**GIVEN TASK**: Copy exactly, and only, the lines between the start of the entries below and the line containing "var yTicks = [0, 10, 20, 30, 40, 50, 60, 70];", both inclusive. Omit pictures.

**Code that draws figures**:
■ ■ ■ ■

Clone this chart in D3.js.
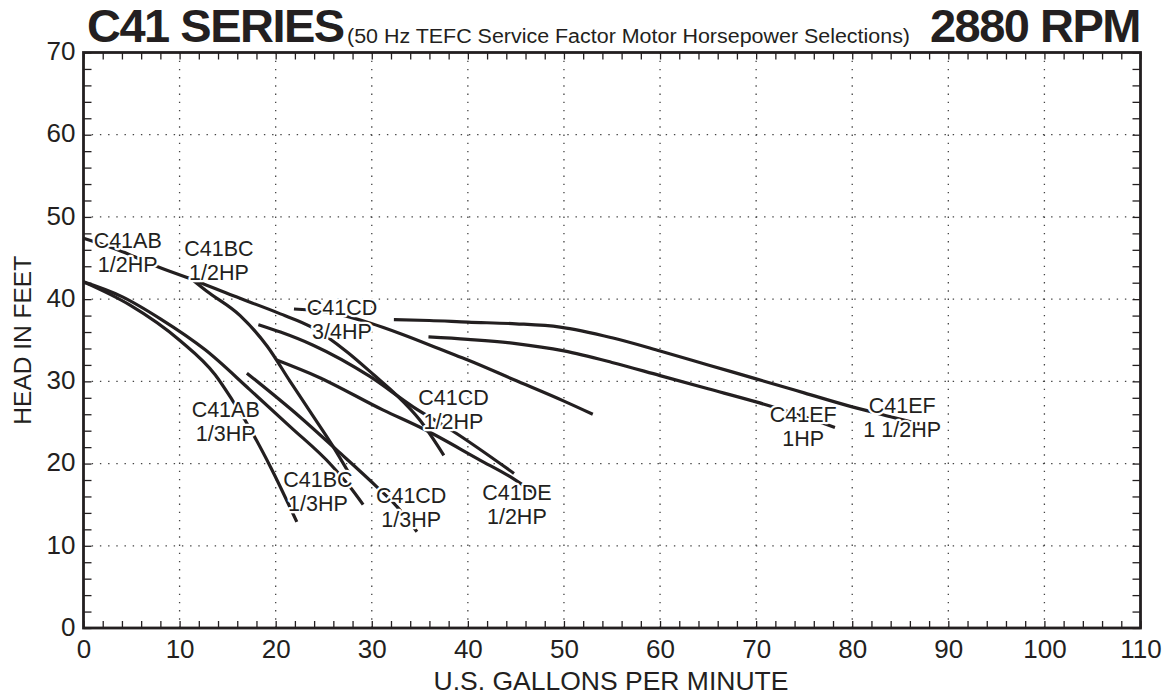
<!DOCTYPE html>
<html>
<head>
<meta charset="utf-8">
<script src="https://cdn.jsdelivr.net/npm/d3@7"></script>
<style>
  body { margin: 0; background: #fff; }
  text { font-family: "Liberation Sans", Arial, sans-serif; fill: #231f20; }
</style>
</head>
<body>
<svg width="1172" height="696"></svg>
<script>
// tick values
var xTicks = [0, 10, 20, 30, 40, 50, 60, 70, 80, 90, 100, 110];
var yTicks = [0, 10, 20, 30, 40, 50, 60, 70];

// pump curves, [gpm, feet]
var ab12 = [[0, 47.4], [4, 45.8], [7.6, 44.0], [11.3, 42.4], [15.6, 40.4], [20.3, 38.3], [23.9, 36.5],
            [27.4, 33.6], [30.2, 30.8], [32.6, 28.3], [35, 25.3], [37.5, 21.0]];
var bc12 = [[11.3, 42.4], [12.8, 41.0], [16.3, 38.0], [19.1, 34.3], [21.5, 30.0], [24, 25.6],
            [25.8, 22.4], [27.9, 18.3]];
var ab13 = [[0, 42.1], [4.8, 39.3], [10, 35.0], [13.7, 30.8], [15.5, 27.7], [16.8, 25.3],
            [19.5, 19.5], [22.2, 12.9]];
var bc13 = [[0, 42.1], [4, 40.3], [8, 37.6], [12.7, 33.8], [17.3, 29.0], [21.5, 24.5],
            [25.8, 19.8], [27.7, 17.2], [29.1, 15.0]];
var cd13 = [[17.0, 31.0], [22.5, 25.7], [26.4, 21.6], [30.5, 17.2], [32.6, 14.8], [34.7, 11.7]];
var cd12 = [[18.2, 36.9], [20.5, 36.0], [23.9, 34.4], [29.8, 30.6], [34.3, 26.9], [38.5, 23.9],
            [44.8, 18.8]];
var de12 = [[20.1, 32.6], [24.3, 30.6], [31.2, 26.5], [35.4, 24.2], [41.3, 20.4], [44.4, 18.4],
            [46.8, 16.5]];
var cd34 = [[21.9, 38.8], [26, 38.3], [29.8, 37.1], [33, 35.8], [37.8, 33.6], [40, 32.6],
            [44.8, 30.2], [50, 27.6], [53, 26.0]];
var ef1 = [[35.9, 35.4], [40, 35.1], [45, 34.6], [50, 33.7], [55, 32.3], [60, 30.7], [65, 29.1],
           [70, 27.5], [75, 25.7], [78.2, 24.4]];
var ef112 = [[32.3, 37.5], [36, 37.4], [40, 37.2], [45, 37.0], [49.6, 36.6], [55, 35.3], [60, 33.7],
             [65, 32.0], [70, 30.3], [75, 28.6], [80, 26.9], [84, 25.7], [87, 24.8]];

var curves = [ab12, bc12, ab13, bc13, cd13, cd12, de12, cd34, ef1, ef112];

// curve labels: model, motor, anchor [gpm, feet] of the first line
var labelModel = ["C41AB", "C41BC", "C41CD", "C41AB", "C41BC", "C41CD", "C41CD", "C41DE", "C41EF", "C41EF"];
var labelMotor = ["1/2HP", "1/2HP", "3/4HP", "1/3HP", "1/3HP", "1/3HP", "1/2HP", "1/2HP", "1HP", "1 1/2HP"];
var labelAt = [[4.6, 46.2], [14.1, 45.2], [26.9, 38.1], [14.8, 25.7], [24.4, 17.2], [34.1, 15.2],
               [38.5, 27.1], [45.1, 15.6], [74.9, 25.1], [85.2, 26.2]];

var svg = d3.select("svg");
var margin = { top: 52.5, right: 31.5, bottom: 68, left: 83.5 },
    width = 1172 - margin.left - margin.right,
    height = 696 - margin.top - margin.bottom;
var g = svg.append("g").attr("transform", "translate(" + margin.left + "," + margin.top + ")");

var x = d3.scaleLinear().domain([0, 110]).range([0, width]);
var y = d3.scaleLinear().domain([0, 70]).range([height, 0]);

var ink = "#231f20";

// dotted grid
g.append("g").selectAll("line")
    .data(xTicks.slice(1, -1))
    .enter().append("line")
    .attr("x1", function (d) { return x(d); })
    .attr("x2", function (d) { return x(d); })
    .attr("y1", 0).attr("y2", height)
    .attr("stroke", "#444").attr("stroke-width", 1.3)
    .attr("stroke-dasharray", "1.4,6.8");
g.append("g").selectAll("line")
    .data(yTicks.slice(1, -1))
    .enter().append("line")
    .attr("y1", function (d) { return y(d); })
    .attr("y2", function (d) { return y(d); })
    .attr("x1", 0).attr("x2", width)
    .attr("stroke", "#444").attr("stroke-width", 1.3)
    .attr("stroke-dasharray", "1.4,6.8");

// inward minor ticks on all four sides
var minorX = d3.range(0, 111, 2), minorY = d3.range(0, 71, 2);
function ticks(sel) {
    sel.select(".domain").remove();
    sel.selectAll("line").attr("stroke", ink).attr("stroke-width", 1.3);
}
g.append("g").attr("transform", "translate(0," + height + ")")
    .call(d3.axisBottom(x).tickValues(minorX).tickSize(-7).tickFormat("")).call(ticks);
g.append("g")
    .call(d3.axisTop(x).tickValues(minorX).tickSize(-7).tickFormat("")).call(ticks);
g.append("g")
    .call(d3.axisLeft(y).tickValues(minorY).tickSize(-8).tickFormat("")).call(ticks);
g.append("g").attr("transform", "translate(" + width + ",0)")
    .call(d3.axisRight(y).tickValues(minorY).tickSize(-8).tickFormat("")).call(ticks);

// tick labels
g.append("g").attr("transform", "translate(0," + height + ")")
    .call(d3.axisBottom(x).tickValues(xTicks).tickSize(0).tickPadding(12))
    .call(function (s) {
        s.select(".domain").remove();
        s.selectAll("text").attr("font-size", 26).attr("font-family", null).attr("fill", ink);
    });
g.append("g")
    .call(d3.axisLeft(y).tickValues(yTicks).tickSize(0).tickPadding(8))
    .call(function (s) {
        s.select(".domain").remove();
        s.selectAll("text").attr("font-size", 26).attr("font-family", null).attr("fill", ink)
            .attr("dy", "0.28em");
    });

// frame
g.append("rect")
    .attr("width", width).attr("height", height)
    .attr("fill", "none").attr("stroke", ink).attr("stroke-width", 2.8);

// curves
var line = d3.line()
    .x(function (d) { return x(d[0]); })
    .y(function (d) { return y(d[1]); })
    .curve(d3.curveMonotoneX);

g.append("g").selectAll("path")
    .data(curves)
    .enter().append("path")
    .attr("d", line)
    .attr("fill", "none")
    .attr("stroke", ink)
    .attr("stroke-width", 3.2)
    .attr("stroke-linecap", "butt");

// labels with white halo over the curves
var lab = g.append("g").selectAll("text")
    .data(labelModel)
    .enter().append("text")
    .attr("text-anchor", "middle")
    .attr("font-size", 21.5)
    .attr("stroke", "#fff").attr("stroke-width", 4.5)
    .attr("stroke-linejoin", "round")
    .attr("paint-order", "stroke")
    .attr("x", function (d, i) { return x(labelAt[i][0]); })
    .attr("y", function (d, i) { return y(labelAt[i][1]); });
lab.append("tspan").text(function (d) { return d; });
lab.append("tspan")
    .attr("x", function (d, i) { return x(labelAt[i][0]); })
    .attr("dy", 24)
    .text(function (d, i) { return labelMotor[i]; });

// axis titles
svg.append("text")
    .attr("transform", "translate(31," + (margin.top + height / 2) + ") rotate(-90)")
    .attr("text-anchor", "middle")
    .attr("font-size", 24.5)
    .text("HEAD IN FEET");
svg.append("text")
    .attr("x", 611).attr("y", 690)
    .attr("text-anchor", "middle")
    .attr("font-size", 26.5)
    .text("U.S. GALLONS PER MINUTE");

// heading
svg.append("text")
    .attr("x", 87).attr("y", 42)
    .attr("font-size", 47).attr("font-weight", "bold")
    .attr("letter-spacing", "-1.5px")
    .text("C41 SERIES");
svg.append("text")
    .attr("x", 347).attr("y", 43)
    .attr("font-size", 19.5)
    .attr("textLength", 563).attr("lengthAdjust", "spacingAndGlyphs")
    .text("(50 Hz TEFC Service Factor Motor Horsepower Selections)");
svg.append("text")
    .attr("x", 1140).attr("y", 42)
    .attr("text-anchor", "end")
    .attr("font-size", 47).attr("font-weight", "bold")
    .attr("letter-spacing", "-1.5px")
    .text("2880 RPM");
</script>
</body>
</html>
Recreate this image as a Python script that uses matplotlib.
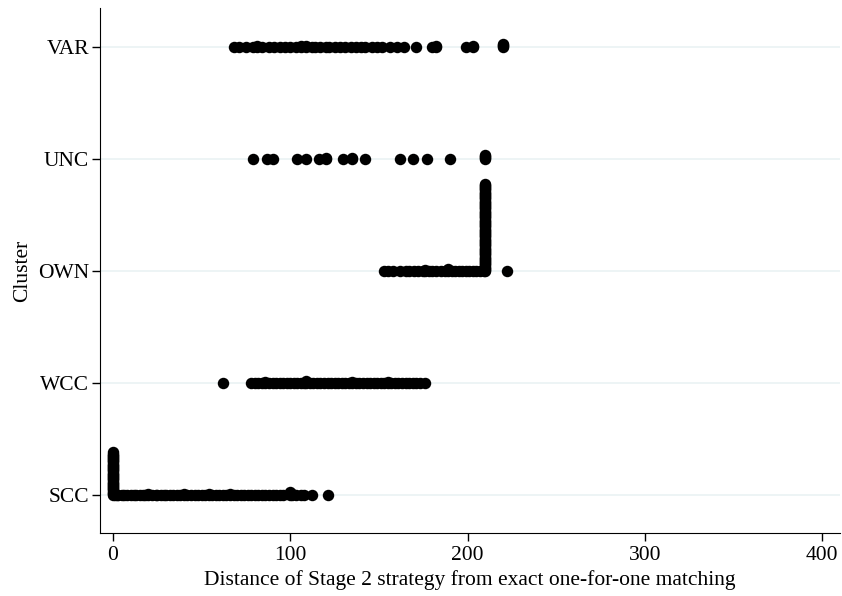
import matplotlib.pyplot as plt
import numpy as np

clusters = ['SCC', 'WCC', 'OWN', 'UNC', 'VAR']

# distance values per cluster, with how many observations share each value
scc_vals = [0, 1, 2, 3, 5, 6, 8, 10, 12, 13, 15, 17, 18, 20, 22, 24, 25, 27, 29, 30, 32, 34, 36, 38,
            40, 42, 44, 46, 48, 50, 52, 54, 56, 58, 60, 62, 64, 66, 68, 70, 72, 74, 76, 78, 80, 82,
            84, 86, 88, 90, 92, 94, 96, 100, 101, 103, 106, 108, 112, 121]
scc_counts = [39, 1, 1, 1, 1, 1, 1, 1, 1, 1, 1, 1, 1, 2, 1, 1, 1, 1, 1, 1, 1, 1, 1, 1,
              2, 1, 1, 1, 1, 1, 1, 2, 1, 1, 1, 1, 1, 2, 1, 1, 1, 1, 1, 1, 1, 1,
              1, 1, 1, 1, 1, 1, 1, 4, 2, 1, 1, 1, 1, 1]

wcc_vals = [62, 78, 80, 82, 84, 86, 88, 90, 92, 94, 96, 98, 100, 102, 104, 106, 108, 109, 111, 113,
            115, 117, 119, 121, 123, 125, 127, 129, 131, 133, 135, 137, 139, 141, 143, 145, 147,
            149, 151, 153, 155, 157, 159, 161, 163, 165, 167, 169, 171, 173, 176]
wcc_counts = [1, 1, 1, 1, 1, 2, 1, 1, 1, 1, 1, 1, 1, 1, 1, 1, 1, 3, 1, 1,
              1, 1, 1, 1, 1, 1, 1, 1, 1, 1, 2, 1, 1, 1, 1, 1, 1,
              1, 1, 1, 2, 1, 1, 1, 1, 1, 1, 1, 1, 1, 1]

own_vals = [153, 155, 158, 162, 165, 167, 170, 172, 175, 176, 178, 180, 182, 185, 187, 189, 191,
            193, 195, 197, 199, 201, 203, 205, 207, 209, 210, 222]
own_counts = [1, 1, 1, 1, 1, 1, 1, 1, 1, 2, 1, 1, 1, 1, 1, 3, 1,
              1, 1, 1, 1, 1, 1, 1, 1, 1, 79, 1]

unc_vals = [79, 87, 90, 104, 109, 116, 120, 130, 135, 142, 162, 169, 177, 190, 210]
unc_counts = [1, 1, 1, 1, 1, 1, 2, 1, 2, 1, 1, 1, 1, 1, 5]

var_vals = [68, 71, 75, 79, 81, 84, 88, 91, 94, 97, 100, 103, 106, 109, 112, 114, 117, 120, 122,
            125, 128, 131, 134, 137, 140, 142, 146, 149, 152, 156, 160, 164, 171, 180, 182, 199,
            203, 220]
var_counts = [1, 1, 1, 1, 2, 1, 1, 1, 1, 1, 1, 1, 2, 2, 1, 1, 1, 1, 1,
              1, 1, 1, 1, 1, 1, 1, 1, 1, 1, 1, 1, 1, 1, 1, 2, 1,
              2, 4]

data = [(scc_vals, scc_counts), (wcc_vals, wcc_counts), (own_vals, own_counts),
        (unc_vals, unc_counts), (var_vals, var_counts)]

step = 0.01  # vertical offset for tied values

plt.rcParams['font.family'] = ['Liberation Serif', 'DejaVu Serif']
fig = plt.figure(figsize=(8.42, 5.96), dpi=100)
ax = fig.add_axes([0.1188, 0.1057, 0.8788, 0.8809])

for i, (vals, counts) in enumerate(data):
    xs = []
    ys = []
    for v, c in zip(vals, counts):
        for k in range(c):
            xs.append(v)
            ys.append(i + 1 + k * step)
    ax.scatter(xs, ys, s=68, color='black', linewidths=0, zorder=3)

for i in range(len(clusters)):
    ax.axhline(i + 1, color='#eaf2f3', lw=1.2, zorder=1)

ax.set_xlim(-7.3, 410)
ax.set_ylim(0.66, 5.35)
ax.set_yticks(range(1, len(clusters) + 1))
ax.set_yticklabels(clusters)
ax.set_xticks([0, 100, 200, 300, 400])
ax.tick_params(axis='both', labelsize=15.5, length=6, width=1, direction='out')
ax.tick_params(axis='y', pad=2)
ax.tick_params(axis='x', pad=3)
ax.set_xlabel('Distance of Stage 2 strategy from exact one-for-one matching', fontsize=15.5, labelpad=4)
ax.set_ylabel('Cluster', fontsize=15.5, labelpad=4)
ax.spines['top'].set_visible(False)
ax.spines['right'].set_visible(False)

plt.savefig('out.png', format='png')
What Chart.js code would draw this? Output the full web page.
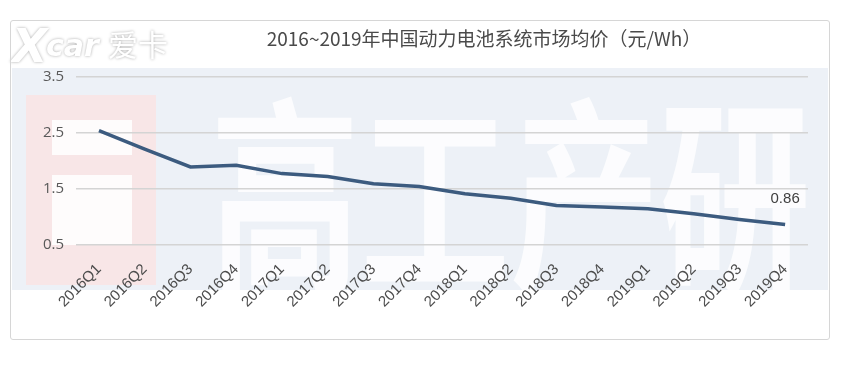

■ ■ ■ ■

**SOLUTION FOR THIS EXERCISE**:
Clone this chart in D3.js.
<!DOCTYPE html>
<html>
<head>
<meta charset="utf-8">
<script src="https://cdn.jsdelivr.net/npm/d3@7"></script>
<style>
  body { margin: 0; background: #fff; }
  text { font-family: "Liberation Sans", Arial, sans-serif; fill: #231f20; }
</style>
</head>
<body>
<svg width="1172" height="696"></svg>
<script>
// tick values
var xTicks = [0, 10, 20, 30, 40, 50, 60, 70, 80, 90, 100, 110];
var yTicks = [0, 10, 20, 30, 40, 50, 60, 70];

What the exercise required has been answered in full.